Exercise instructions: Write out all of the entries that follow, word for word, but skip the pictures.

══ Materials provided

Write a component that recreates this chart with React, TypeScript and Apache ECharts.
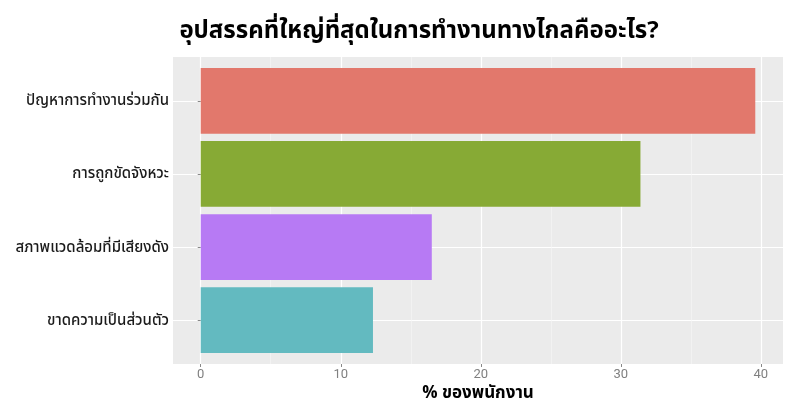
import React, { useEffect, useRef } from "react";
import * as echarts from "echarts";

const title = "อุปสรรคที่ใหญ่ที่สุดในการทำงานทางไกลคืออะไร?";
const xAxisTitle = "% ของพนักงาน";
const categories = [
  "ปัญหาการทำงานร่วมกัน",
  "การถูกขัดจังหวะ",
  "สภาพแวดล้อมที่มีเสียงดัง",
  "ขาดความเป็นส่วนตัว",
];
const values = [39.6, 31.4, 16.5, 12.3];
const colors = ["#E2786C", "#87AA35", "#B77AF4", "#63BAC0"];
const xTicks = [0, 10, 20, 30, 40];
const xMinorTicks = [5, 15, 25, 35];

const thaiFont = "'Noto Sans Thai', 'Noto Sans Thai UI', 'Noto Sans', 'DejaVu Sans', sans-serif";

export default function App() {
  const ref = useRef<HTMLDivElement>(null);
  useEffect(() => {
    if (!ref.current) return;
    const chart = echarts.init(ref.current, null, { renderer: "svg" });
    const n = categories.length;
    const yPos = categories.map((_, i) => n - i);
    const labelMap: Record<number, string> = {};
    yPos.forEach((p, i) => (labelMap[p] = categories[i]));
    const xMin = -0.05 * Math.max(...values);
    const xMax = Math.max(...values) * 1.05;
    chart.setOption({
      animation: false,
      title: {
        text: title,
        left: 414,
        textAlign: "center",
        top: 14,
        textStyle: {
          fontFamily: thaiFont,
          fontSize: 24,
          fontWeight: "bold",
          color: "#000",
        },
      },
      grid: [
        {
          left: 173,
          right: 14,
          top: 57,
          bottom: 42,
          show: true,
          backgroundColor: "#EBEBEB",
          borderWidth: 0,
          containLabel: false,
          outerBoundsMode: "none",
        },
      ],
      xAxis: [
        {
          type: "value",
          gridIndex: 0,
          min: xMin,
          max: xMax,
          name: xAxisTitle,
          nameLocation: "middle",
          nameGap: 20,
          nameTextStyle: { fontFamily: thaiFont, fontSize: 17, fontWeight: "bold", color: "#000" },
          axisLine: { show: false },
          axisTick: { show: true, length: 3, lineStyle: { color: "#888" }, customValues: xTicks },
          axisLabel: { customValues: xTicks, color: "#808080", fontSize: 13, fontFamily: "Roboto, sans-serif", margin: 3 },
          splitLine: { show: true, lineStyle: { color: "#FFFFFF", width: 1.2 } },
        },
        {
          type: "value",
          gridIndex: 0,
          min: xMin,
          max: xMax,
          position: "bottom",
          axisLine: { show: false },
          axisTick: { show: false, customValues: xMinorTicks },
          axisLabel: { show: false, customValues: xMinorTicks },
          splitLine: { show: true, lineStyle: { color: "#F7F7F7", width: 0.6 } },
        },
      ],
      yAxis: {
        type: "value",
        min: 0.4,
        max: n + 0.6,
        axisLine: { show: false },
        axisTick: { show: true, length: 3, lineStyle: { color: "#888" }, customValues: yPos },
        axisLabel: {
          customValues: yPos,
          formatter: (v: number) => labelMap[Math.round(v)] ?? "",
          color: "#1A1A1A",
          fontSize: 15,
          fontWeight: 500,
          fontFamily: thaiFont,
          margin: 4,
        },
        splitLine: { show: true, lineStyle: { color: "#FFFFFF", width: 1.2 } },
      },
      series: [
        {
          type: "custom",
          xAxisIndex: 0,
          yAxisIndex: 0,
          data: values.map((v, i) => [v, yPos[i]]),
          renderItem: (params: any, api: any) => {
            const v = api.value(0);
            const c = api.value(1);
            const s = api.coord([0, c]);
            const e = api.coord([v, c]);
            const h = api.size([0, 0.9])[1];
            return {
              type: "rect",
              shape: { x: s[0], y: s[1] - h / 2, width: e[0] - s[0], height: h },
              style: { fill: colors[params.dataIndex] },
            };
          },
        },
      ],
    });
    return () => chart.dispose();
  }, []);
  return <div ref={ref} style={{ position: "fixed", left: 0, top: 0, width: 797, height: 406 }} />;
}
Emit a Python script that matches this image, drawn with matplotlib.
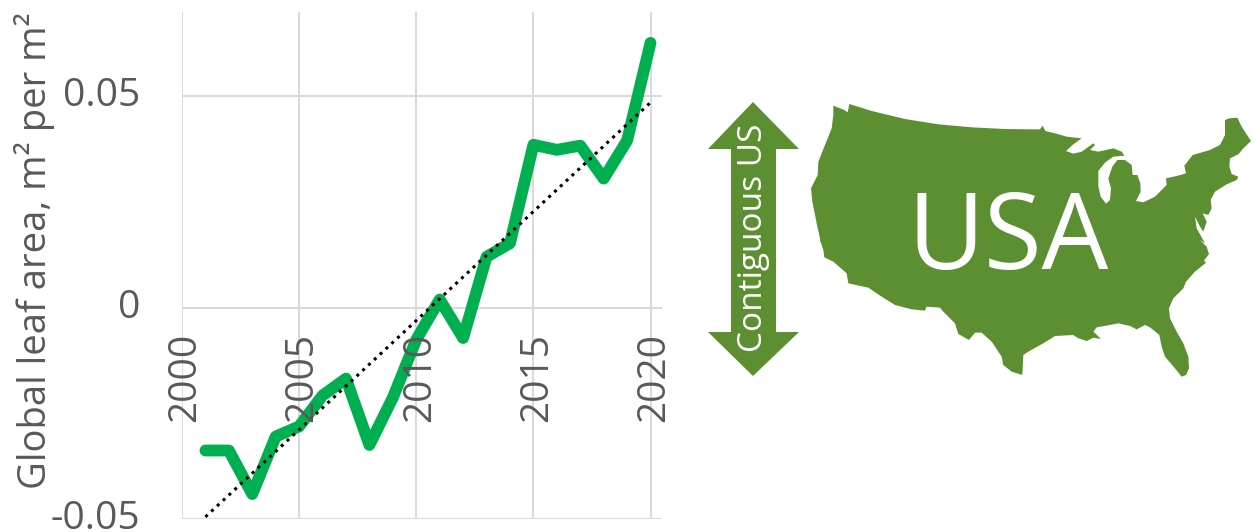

════

Exercise output:
Write a component that recreates this chart with React, TypeScript and Apache ECharts.
import React, { useEffect, useRef } from "react";
import * as echarts from "echarts";

const title = "อุปสรรคที่ใหญ่ที่สุดในการทำงานทางไกลคืออะไร?";
const xAxisTitle = "% ของพนักงาน";
const categories = [
  "ปัญหาการทำงานร่วมกัน",
  "การถูกขัดจังหวะ",
  "สภาพแวดล้อมที่มีเสียงดัง",
  "ขาดความเป็นส่วนตัว",
];
const values = [39.6, 31.4, 16.5, 12.3];
const colors = ["#E2786C", "#87AA35", "#B77AF4", "#63BAC0"];
const xTicks = [0, 10, 20, 30, 40];
const xMinorTicks = [5, 15, 25, 35];

const thaiFont = "'Noto Sans Thai', 'Noto Sans Thai UI', 'Noto Sans', 'DejaVu Sans', sans-serif";

export default function App() {
  const ref = useRef<HTMLDivElement>(null);
  useEffect(() => {
    if (!ref.current) return;
    const chart = echarts.init(ref.current, null, { renderer: "svg" });
    const n = categories.length;
    const yPos = categories.map((_, i) => n - i);
    const labelMap: Record<number, string> = {};
    yPos.forEach((p, i) => (labelMap[p] = categories[i]));
    const xMin = -0.05 * Math.max(...values);
    const xMax = Math.max(...values) * 1.05;
    chart.setOption({
      animation: false,
      title: {
        text: title,
        left: 414,
        textAlign: "center",
        top: 14,
        textStyle: {
          fontFamily: thaiFont,
          fontSize: 24,
          fontWeight: "bold",
          color: "#000",
        },
      },
      grid: [
        {
          left: 173,
          right: 14,
          top: 57,
          bottom: 42,
          show: true,
          backgroundColor: "#EBEBEB",
          borderWidth: 0,
          containLabel: false,
          outerBoundsMode: "none",
        },
      ],
      xAxis: [
        {
          type: "value",
          gridIndex: 0,
          min: xMin,
          max: xMax,
          name: xAxisTitle,
          nameLocation: "middle",
          nameGap: 20,
          nameTextStyle: { fontFamily: thaiFont, fontSize: 17, fontWeight: "bold", color: "#000" },
          axisLine: { show: false },
          axisTick: { show: true, length: 3, lineStyle: { color: "#888" }, customValues: xTicks },
          axisLabel: { customValues: xTicks, color: "#808080", fontSize: 13, fontFamily: "Roboto, sans-serif", margin: 3 },
          splitLine: { show: true, lineStyle: { color: "#FFFFFF", width: 1.2 } },
        },
        {
          type: "value",
          gridIndex: 0,
          min: xMin,
          max: xMax,
          position: "bottom",
          axisLine: { show: false },
          axisTick: { show: false, customValues: xMinorTicks },
          axisLabel: { show: false, customValues: xMinorTicks },
          splitLine: { show: true, lineStyle: { color: "#F7F7F7", width: 0.6 } },
        },
      ],
      yAxis: {
        type: "value",
        min: 0.4,
        max: n + 0.6,
        axisLine: { show: false },
        axisTick: { show: true, length: 3, lineStyle: { color: "#888" }, customValues: yPos },
        axisLabel: {
          customValues: yPos,
          formatter: (v: number) => labelMap[Math.round(v)] ?? "",
          color: "#1A1A1A",
          fontSize: 15,
          fontWeight: 500,
          fontFamily: thaiFont,
          margin: 4,
        },
        splitLine: { show: true, lineStyle: { color: "#FFFFFF", width: 1.2 } },
      },
      series: [
        {
          type: "custom",
          xAxisIndex: 0,
          yAxisIndex: 0,
          data: values.map((v, i) => [v, yPos[i]]),
          renderItem: (params: any, api: any) => {
            const v = api.value(0);
            const c = api.value(1);
            const s = api.coord([0, c]);
            const e = api.coord([v, c]);
            const h = api.size([0, 0.9])[1];
            return {
              type: "rect",
              shape: { x: s[0], y: s[1] - h / 2, width: e[0] - s[0], height: h },
              style: { fill: colors[params.dataIndex] },
            };
          },
        },
      ],
    });
    return () => chart.dispose();
  }, []);
  return <div ref={ref} style={{ position: "fixed", left: 0, top: 0, width: 797, height: 406 }} />;
}
Emit a Python script that matches this image, drawn with matplotlib.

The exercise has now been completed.